GOAL OF THE EXERCISE →
Print the listing in its entirety and exactly, leaving out images.

INFORMATION PROVIDED →
Begin

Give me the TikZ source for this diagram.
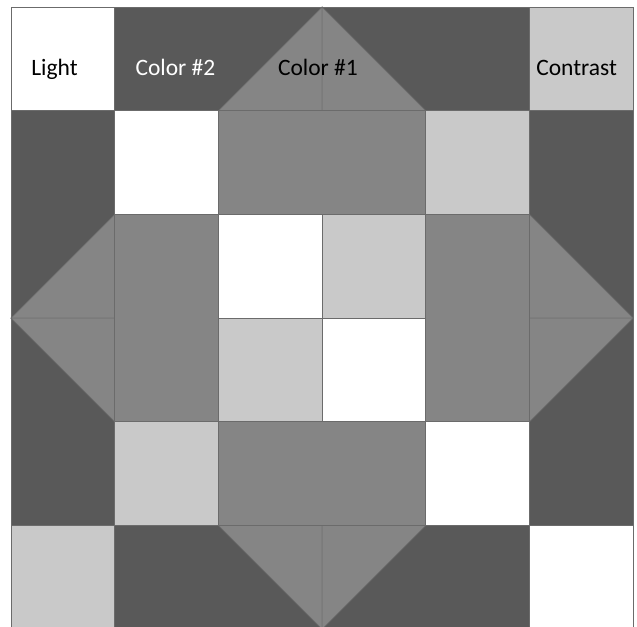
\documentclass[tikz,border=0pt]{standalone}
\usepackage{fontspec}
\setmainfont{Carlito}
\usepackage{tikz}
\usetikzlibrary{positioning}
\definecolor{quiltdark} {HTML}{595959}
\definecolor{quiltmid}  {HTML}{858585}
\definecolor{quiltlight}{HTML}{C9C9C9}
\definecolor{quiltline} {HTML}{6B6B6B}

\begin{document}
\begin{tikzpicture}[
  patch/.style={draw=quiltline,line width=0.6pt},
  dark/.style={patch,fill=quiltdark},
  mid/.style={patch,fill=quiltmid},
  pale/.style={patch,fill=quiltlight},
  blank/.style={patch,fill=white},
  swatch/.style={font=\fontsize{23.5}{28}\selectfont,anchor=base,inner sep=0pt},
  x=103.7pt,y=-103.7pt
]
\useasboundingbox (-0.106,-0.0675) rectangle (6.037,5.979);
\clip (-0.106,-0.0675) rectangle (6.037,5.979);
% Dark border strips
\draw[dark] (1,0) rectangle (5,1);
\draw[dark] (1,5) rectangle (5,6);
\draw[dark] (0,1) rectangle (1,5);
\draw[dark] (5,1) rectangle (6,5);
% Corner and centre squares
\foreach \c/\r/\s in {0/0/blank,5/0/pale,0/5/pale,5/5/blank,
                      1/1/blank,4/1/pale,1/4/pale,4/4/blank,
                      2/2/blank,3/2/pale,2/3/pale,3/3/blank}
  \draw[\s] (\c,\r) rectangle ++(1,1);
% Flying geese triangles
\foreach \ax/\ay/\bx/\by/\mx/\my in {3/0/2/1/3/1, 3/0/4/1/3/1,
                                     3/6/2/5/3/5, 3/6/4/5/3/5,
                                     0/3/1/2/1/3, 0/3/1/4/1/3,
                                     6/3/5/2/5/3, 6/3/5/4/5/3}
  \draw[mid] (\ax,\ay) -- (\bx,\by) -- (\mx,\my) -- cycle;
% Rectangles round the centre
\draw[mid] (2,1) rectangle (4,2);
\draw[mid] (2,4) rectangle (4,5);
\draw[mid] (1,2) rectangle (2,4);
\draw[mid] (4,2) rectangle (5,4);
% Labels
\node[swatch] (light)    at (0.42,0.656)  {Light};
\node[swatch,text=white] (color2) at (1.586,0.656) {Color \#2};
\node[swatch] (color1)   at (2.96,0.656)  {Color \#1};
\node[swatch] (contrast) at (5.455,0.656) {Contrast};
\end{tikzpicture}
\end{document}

End

RESULT OF THE TASK →
Give me the TikZ source for this diagram.
\documentclass[tikz,border=0pt]{standalone}
\usepackage{fontspec}
\setmainfont{Carlito}
\usepackage{tikz}
\usetikzlibrary{positioning}
\definecolor{quiltdark} {HTML}{595959}
\definecolor{quiltmid}  {HTML}{858585}
\definecolor{quiltlight}{HTML}{C9C9C9}
\definecolor{quiltline} {HTML}{6B6B6B}

\begin{document}
\begin{tikzpicture}[
  patch/.style={draw=quiltline,line width=0.6pt},
  dark/.style={patch,fill=quiltdark},
  mid/.style={patch,fill=quiltmid},
  pale/.style={patch,fill=quiltlight},
  blank/.style={patch,fill=white},
  swatch/.style={font=\fontsize{23.5}{28}\selectfont,anchor=base,inner sep=0pt},
  x=103.7pt,y=-103.7pt
]
\useasboundingbox (-0.106,-0.0675) rectangle (6.037,5.979);
\clip (-0.106,-0.0675) rectangle (6.037,5.979);
% Dark border strips
\draw[dark] (1,0) rectangle (5,1);
\draw[dark] (1,5) rectangle (5,6);
\draw[dark] (0,1) rectangle (1,5);
\draw[dark] (5,1) rectangle (6,5);
% Corner and centre squares
\foreach \c/\r/\s in {0/0/blank,5/0/pale,0/5/pale,5/5/blank,
                      1/1/blank,4/1/pale,1/4/pale,4/4/blank,
                      2/2/blank,3/2/pale,2/3/pale,3/3/blank}
  \draw[\s] (\c,\r) rectangle ++(1,1);
% Flying geese triangles
\foreach \ax/\ay/\bx/\by/\mx/\my in {3/0/2/1/3/1, 3/0/4/1/3/1,
                                     3/6/2/5/3/5, 3/6/4/5/3/5,
                                     0/3/1/2/1/3, 0/3/1/4/1/3,
                                     6/3/5/2/5/3, 6/3/5/4/5/3}
  \draw[mid] (\ax,\ay) -- (\bx,\by) -- (\mx,\my) -- cycle;
% Rectangles round the centre
\draw[mid] (2,1) rectangle (4,2);
\draw[mid] (2,4) rectangle (4,5);
\draw[mid] (1,2) rectangle (2,4);
\draw[mid] (4,2) rectangle (5,4);
% Labels
\node[swatch] (light)    at (0.42,0.656)  {Light};
\node[swatch,text=white] (color2) at (1.586,0.656) {Color \#2};
\node[swatch] (color1)   at (2.96,0.656)  {Color \#1};
\node[swatch] (contrast) at (5.455,0.656) {Contrast};
\end{tikzpicture}
\end{document}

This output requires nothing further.